C’est peut-être générationnel. Quelques années plus tard et je n’aurais jamais reçu ou écrit autant de lettres et de cartes postales. Quelques années plus tard et tout aurait été emails et SMS et messageries instantanées. Quelques années plus tard et ma boîte n’aurait contenu que des faire-part et les lettres que ma grand-mère paternelle m’envoyait pour mon anniversaire.
Je ne suis pas la seule à conserver toutes ces missives. « Je garde tout le courrier que je reçois » me confirme une amie du lycée, Ana. Je viens de lui envoyer la photo d’une carte postale qu’elle m’a adressée il y a presque vingt ans. « J’ai lu seulement 3 livres pendant mes vacances » confiait-elle au dos d’un paysage de la côte méditerranéenne espagnole « Je suis en mode paresseuse cet été ». Nous rions ensemble de sa lettre car elle m’a aidé dans la traduction de mon livre Lettres de Barcelone. Elle a été une relectrice bienveillante et un perspicace détecteur anti-fragnol, bien loin de cette image de lectrice estivale désintéressée.
La boîte ouverte devant moi révèle un monde qui se dérobe. Les distances traversées. Les Air Mail tracés en filigrane. Les timbres multicolores. Je pourrais m’attarder sur les enveloppes et les cartes qui me rappellent des amitiés évanouies, des relations disparues. Mais c’est le contraire. Je ne vois que la fidélité, les décennies qui défilent et la constance.
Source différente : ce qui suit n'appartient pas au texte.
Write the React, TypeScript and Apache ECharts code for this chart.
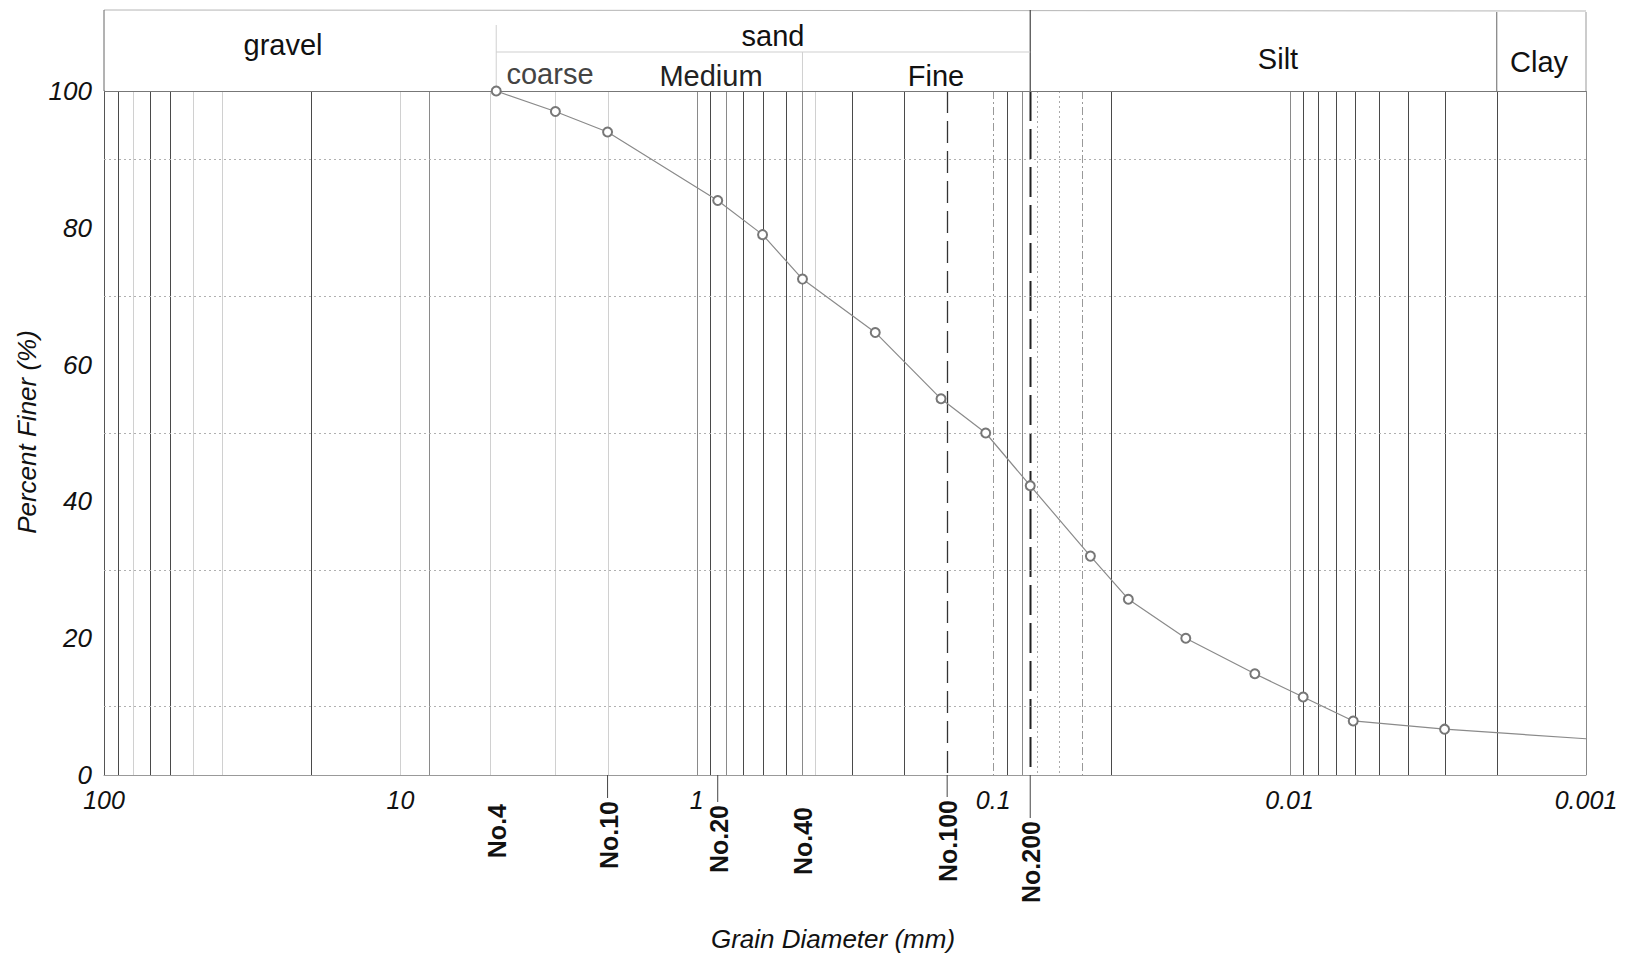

Je songe aux amitiés comme celle qui nous unit depuis plus de vingt ans, Ana et moi. Je lis les cartes postales envoyées par mes parents, ma sœur, mes amis, ma famille. Je retrouve des faire-part ou des cartes de vœux, les photos glissées qui démontrent le passage du temps. Les lettres et les cartes que je range à nouveau dans la boîte ne sont pas du papier. Elles sont comme des charmes ou des sortilèges, la preuve discrète et constante de liens intangibles.
Les années passent. J’écris des lettres et j’aime toujours autant en recevoir. Comme lorsque Misela et moi échangions des lettres entre Paris et Buenos Aires.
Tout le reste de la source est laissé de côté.